Birmingham airport’s messaging during the event was clear on the operational split. Arrivals were suspended. Departures were operating, with delays. That matches what travelers see in radar-related constraints.
What to monitor through Monday:
- Residual delays from aircraft and crew being out of place
- Short-notice cancellations on early rotations
- Gate changes and late aircraft swaps
Where to get trustworthy updates:
- Your airline app with push notifications turned on
- Airport operational updates from Birmingham airport channels
- NATS statements when issued, especially for system-wide impacts
If you are flying out of BHX on Monday afternoon, arrive with more buffer than usual. Two disrupted nights in four days is when baggage systems and staffing feel stretched.
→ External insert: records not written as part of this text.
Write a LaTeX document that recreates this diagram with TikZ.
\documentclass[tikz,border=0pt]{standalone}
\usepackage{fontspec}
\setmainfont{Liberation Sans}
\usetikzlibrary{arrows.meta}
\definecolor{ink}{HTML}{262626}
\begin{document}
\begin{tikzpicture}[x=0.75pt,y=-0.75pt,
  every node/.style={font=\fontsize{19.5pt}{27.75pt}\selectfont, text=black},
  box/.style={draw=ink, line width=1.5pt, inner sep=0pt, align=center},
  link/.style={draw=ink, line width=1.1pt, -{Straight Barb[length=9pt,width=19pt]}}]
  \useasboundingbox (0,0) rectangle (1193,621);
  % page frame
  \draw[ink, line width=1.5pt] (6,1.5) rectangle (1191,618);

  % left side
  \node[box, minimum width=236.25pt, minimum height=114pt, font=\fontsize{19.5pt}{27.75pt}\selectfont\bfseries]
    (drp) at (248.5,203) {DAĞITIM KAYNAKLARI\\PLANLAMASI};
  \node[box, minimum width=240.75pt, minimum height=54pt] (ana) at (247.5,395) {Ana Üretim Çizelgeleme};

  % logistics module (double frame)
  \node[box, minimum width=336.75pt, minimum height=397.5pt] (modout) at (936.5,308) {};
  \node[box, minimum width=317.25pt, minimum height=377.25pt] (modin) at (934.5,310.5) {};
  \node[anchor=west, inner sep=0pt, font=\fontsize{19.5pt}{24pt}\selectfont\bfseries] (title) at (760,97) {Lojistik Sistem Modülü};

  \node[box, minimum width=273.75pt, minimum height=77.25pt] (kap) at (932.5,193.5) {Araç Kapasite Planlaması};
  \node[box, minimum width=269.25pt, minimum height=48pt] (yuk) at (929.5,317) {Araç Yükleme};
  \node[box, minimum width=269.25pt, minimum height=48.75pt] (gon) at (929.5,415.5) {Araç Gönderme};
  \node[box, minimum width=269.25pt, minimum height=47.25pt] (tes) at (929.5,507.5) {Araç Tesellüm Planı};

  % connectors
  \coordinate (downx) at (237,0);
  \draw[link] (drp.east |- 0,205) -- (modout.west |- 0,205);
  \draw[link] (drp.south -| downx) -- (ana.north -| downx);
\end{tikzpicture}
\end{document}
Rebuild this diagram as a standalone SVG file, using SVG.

Choose Option A (airline reroute) if you can travel later the same day and want duty-of-care handled cleanly. Choose Option B (self-rebook) if missing Monday is not acceptable, and you can stomach the fare.
The smartest deadline is your next decision window: if you don’t have a confirmed seat within two hours of a cancellation notice, lock in an alternative while inventory still exists.
Birmingham Airport’s recent radar outage caused by power failures has disrupted travel through Monday. While operations have resumed, passengers face cancellations due to displaced aircraft. The guide compares airline rerouting versus self-rebooking, highlighting that while airlines must provide care, cash compensation is unlikely due to the technical and weather-related nature of the incident. Passengers are urged to use apps for the fastest updates.